В марте 1902 года наш литературный кружок «Среда» решил товарищески справить двадцатилетие писательской жизни Белоусова. Собрались, как обычно, у меня в квартире наши друзья, человек сорок. В этот вечер впервые появился у нас на «Среде» Алексей Евгеньевич Грузинский, знававший Белоусова раньше и желавший принять участие в его празднике. К этому же вечеру я получил письмо из Ялты от А. П. Чехова, в котором он поручает мне поздравить «милого Ивана Алексеевича, которого он считает настоящим писателем, и писателем в своем роде единственным, и, кроме того, человеком очень хорошим». Больной Златовратский тоже прислал мне поручение передать Белоусову его заочный сердечный привет и искреннее пожелание всяких успехов в его дальнейшей литературной деятельности в том направлении симпатий и сочувствия к народу, которое, как писал Златовратский, «было всегда в его произведениях особенно привлекательно».
Знакомство с Грузинским было для меня приятным и, кроме того, полезным, потому что познания его в области литературы были значительны и он умел делиться этими познаниями с особой сердечностью и с заражающей слушателей любовью.
Начиная с белоусовского юбилейного вечера Грузинский стал бывать у нас почти каждую «Среду», и вскоре мы настолько сблизились, что перешли на «ты». И вот с тех пор в течение двадцати восьми лет, вплоть до его кончины, прожили в искренней приязни. К этому мудрому человеку, широко и многогранно образованному, с тонким пониманием художественной красоты и любовью к народному творчеству во всех его видах — в том числе к народной музыке, с огромными познаниями в области народной словесности, приятно было обращаться за советами, справками, беседой. Вся его жизнь протекала в Москве, в мире ученых, литераторов, педагогов, общественников и деятелей культуры и просвещения. Немало трудов в области научных исследований, биографий великих людей, критики, переводов и оригинальных сочинений, в прозе и стихах, оставил Алексей Евгеньевич. С увлечением и знанием дела работал он по русскому фольклору, редактировал знаменитые сказки Афанасьева, былины, собранные Рыбниковым, народные песни Шейна; его переводы некоторых арабских сказок из «Тысячи и одной ночи» могут считаться лучшими. Он разрабатывал архивы Л. Н. Толстого, Короленко и других писателей, работал и по западной литературе; переводил в стихах излюбленных им величайших поэтов Востока, как Фирдоуси, книгу X века «Шах-Намэ».

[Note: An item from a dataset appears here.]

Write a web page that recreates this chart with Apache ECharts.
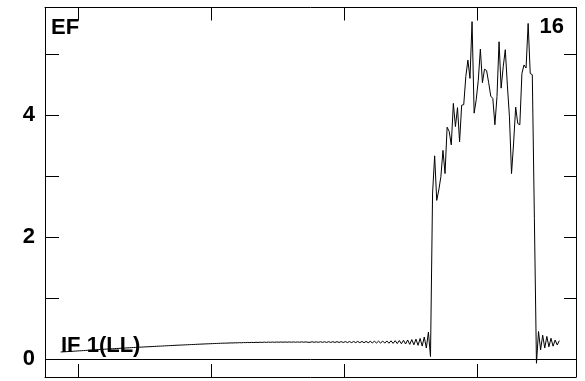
<!DOCTYPE html>
<html>
<head>
<meta charset="utf-8">
<script src="https://cdn.jsdelivr.net/npm/echarts@6/dist/echarts.min.js"></script>
<style>
html,body{margin:0;padding:0;background:#fff;}
#chart{width:585px;height:381px;}
</style>
</head>
<body>
<div id="chart"></div>
<script>
// ---- data ----
const X_START = 0.87002;     // x of first sample (axis units, tick spacing = 1)
const X_STEP = 0.015609;     // uniform sample spacing
const X_TICKS = [1, 2, 3, 4];
const Y_TICKS = [0, 1, 2, 3, 4, 5];
const Y_LABELS = [0, 2, 4];
const X_RANGE = [0.7521, 4.7416];
const Y_RANGE = [-0.295, 5.762];
const TEXT_TOP_LEFT = "EF";
const TEXT_TOP_RIGHT = "16";
const TEXT_BOTTOM_LEFT = "IF 1(LL)";

const efValues = [
  0.115,0.117,0.119,0.121,0.123, 0.125,0.127,0.129,0.132,0.134,
  0.136,0.138,0.140,0.143,0.145, 0.147,0.149,0.151,0.154,0.156,
  0.158,0.160,0.162,0.164,0.166, 0.168,0.170,0.172,0.174,0.176,
  0.178,0.180,0.182,0.184,0.186, 0.188,0.190,0.192,0.194,0.195,
  0.197,0.199,0.201,0.202,0.204, 0.206,0.208,0.210,0.211,0.213,
  0.215,0.217,0.219,0.220,0.222, 0.224,0.226,0.227,0.229,0.230,
  0.232,0.234,0.235,0.237,0.238, 0.240,0.242,0.243,0.245,0.246,
  0.248,0.249,0.251,0.252,0.254, 0.255,0.256,0.258,0.259,0.260,
  0.261,0.262,0.264,0.263,0.266, 0.265,0.268,0.266,0.270,0.268,
  0.272,0.269,0.273,0.270,0.274, 0.271,0.275,0.272,0.276,0.273,
  0.277,0.274,0.278,0.274,0.278, 0.275,0.279,0.275,0.279,0.275,
  0.280,0.275,0.280,0.275,0.280, 0.275,0.281,0.275,0.281,0.274,
  0.274,0.282,0.274,0.282,0.273, 0.283,0.273,0.283,0.272,0.284,
  0.272,0.284,0.271,0.285,0.271, 0.285,0.270,0.286,0.270,0.286,
  0.269,0.287,0.268,0.288,0.268, 0.288,0.267,0.289,0.266,0.290,
  0.265,0.291,0.263,0.292,0.262, 0.294,0.260,0.296,0.258,0.298,
  0.256,0.300,0.253,0.303,0.250, 0.307,0.246,0.312,0.240,0.318,
  0.233,0.326,0.224,0.336,0.212, 0.360,0.180,0.440,0.040,
  2.72,3.33,2.60,2.77,2.99, 3.42,3.04,3.80,3.73,3.51,
  4.19,3.81,4.12,3.56,4.16, 4.17,4.63,4.90,4.60,5.53,
  4.03,4.25,4.57,5.08,4.53, 4.75,4.73,4.53,4.31,4.27,
  3.84,4.30,5.20,4.44,4.79, 5.07,4.49,3.97,3.04,3.54,
  4.13,3.86,3.84,4.68,4.82, 4.77,5.50,4.68,4.66,2.30,
  -0.07,0.45,0.15,0.39,0.18, 0.37,0.20,0.34,0.21,0.31,
  0.23,0.30
];

// ---- build series data ----
const seriesData = efValues.map((v, i) => [X_START + i * X_STEP, v]);

const chart = echarts.init(document.getElementById('chart'), null, {renderer: 'canvas'});
const FAMILY = '"Liberation Sans", Arial, Helvetica, sans-serif';
const FONT = 'bold 22px ' + FAMILY;

function xAxisDef(pos) {
  return {
    type: 'value', position: pos, min: X_RANGE[0], max: X_RANGE[1],
    axisLine: {show: true, onZero: false, lineStyle: {color: '#000', width: 1}},
    axisTick: {show: true, inside: true, length: 13, customValues: X_TICKS, lineStyle: {color: '#000', width: 1}},
    axisLabel: {show: false, customValues: X_TICKS},
    splitLine: {show: false}
  };
}

const option = {
  animation: false,
  backgroundColor: '#fff',
  grid: {left: 45, right: 9, top: 7.5, bottom: 4, containLabel: false, outerBoundsMode: 'none'},
  xAxis: [xAxisDef('bottom'), xAxisDef('top')],
  yAxis: [
    {
      type: 'value', position: 'left', min: Y_RANGE[0], max: Y_RANGE[1],
      axisLine: {show: true, onZero: false, lineStyle: {color: '#000', width: 1}},
      axisTick: {show: true, inside: true, length: 14, customValues: Y_TICKS, lineStyle: {color: '#000', width: 1}},
      axisLabel: {show: true, customValues: Y_LABELS, margin: 10, color: '#000', fontWeight: 'bold', fontSize: 22,
        fontFamily: FAMILY},
      splitLine: {show: false}
    },
    {
      type: 'value', position: 'right', min: Y_RANGE[0], max: Y_RANGE[1],
      axisLine: {show: true, onZero: false, lineStyle: {color: '#000', width: 1}},
      axisTick: {show: true, inside: true, length: 12, customValues: Y_TICKS, lineStyle: {color: '#000', width: 1}},
      axisLabel: {show: false, customValues: Y_TICKS},
      splitLine: {show: false}
    }
  ],
  graphic: [
    {type: 'text', z: 1, left: 51, top: 17, style: {text: TEXT_TOP_LEFT, font: FONT, fill: '#000'}},
    {type: 'text', z: 1, right: 21, top: 16, style: {text: TEXT_TOP_RIGHT, font: FONT, fill: '#000'}},
    {type: 'text', z: 1, left: 61, top: 335, style: {text: TEXT_BOTTOM_LEFT, font: FONT, fill: '#000'}}
  ],
  series: [{
    type: 'line',
    xAxisIndex: 0, yAxisIndex: 0,
    data: seriesData,
    showSymbol: false,
    symbol: 'none',
    z: 5,
    lineStyle: {color: '#000', width: 1},
    markLine: {
      silent: true, symbol: ['none', 'none'], animation: false,
      label: {show: false},
      lineStyle: {color: '#000', width: 1, type: 'solid'},
      data: [{yAxis: 0}]
    }
  }]
};
chart.setOption(option);
</script>
</body>
</html>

Воспитанник Московского университета, Грузинский был долгое время председателем старейшего литературного Общества любителей российской словесности. Нелегкая задача, хотя и почетная, выпала на долю Грузинского. В период его председательства был крепко поставлен вопрос о памятнике Гоголю в Москве — вопрос, застрявший ранее на многие-многие годы в канцелярских дебрях. В сущности все было готово: и проект скульптора Андреева и денежные суммы; недоставало только энергичного толчка со стороны общественности, а день столетия со дня рождения Гоголя приближался. И Грузинский этот толчок дал со свойственной ему прямотой. Всю эту тормозящую канцелярщину сдали под надзор общественного комитета, в который вошли профессора, писатели и художники, и через год, к юбилейному сроку, памятник был поставлен и торжественно открыт.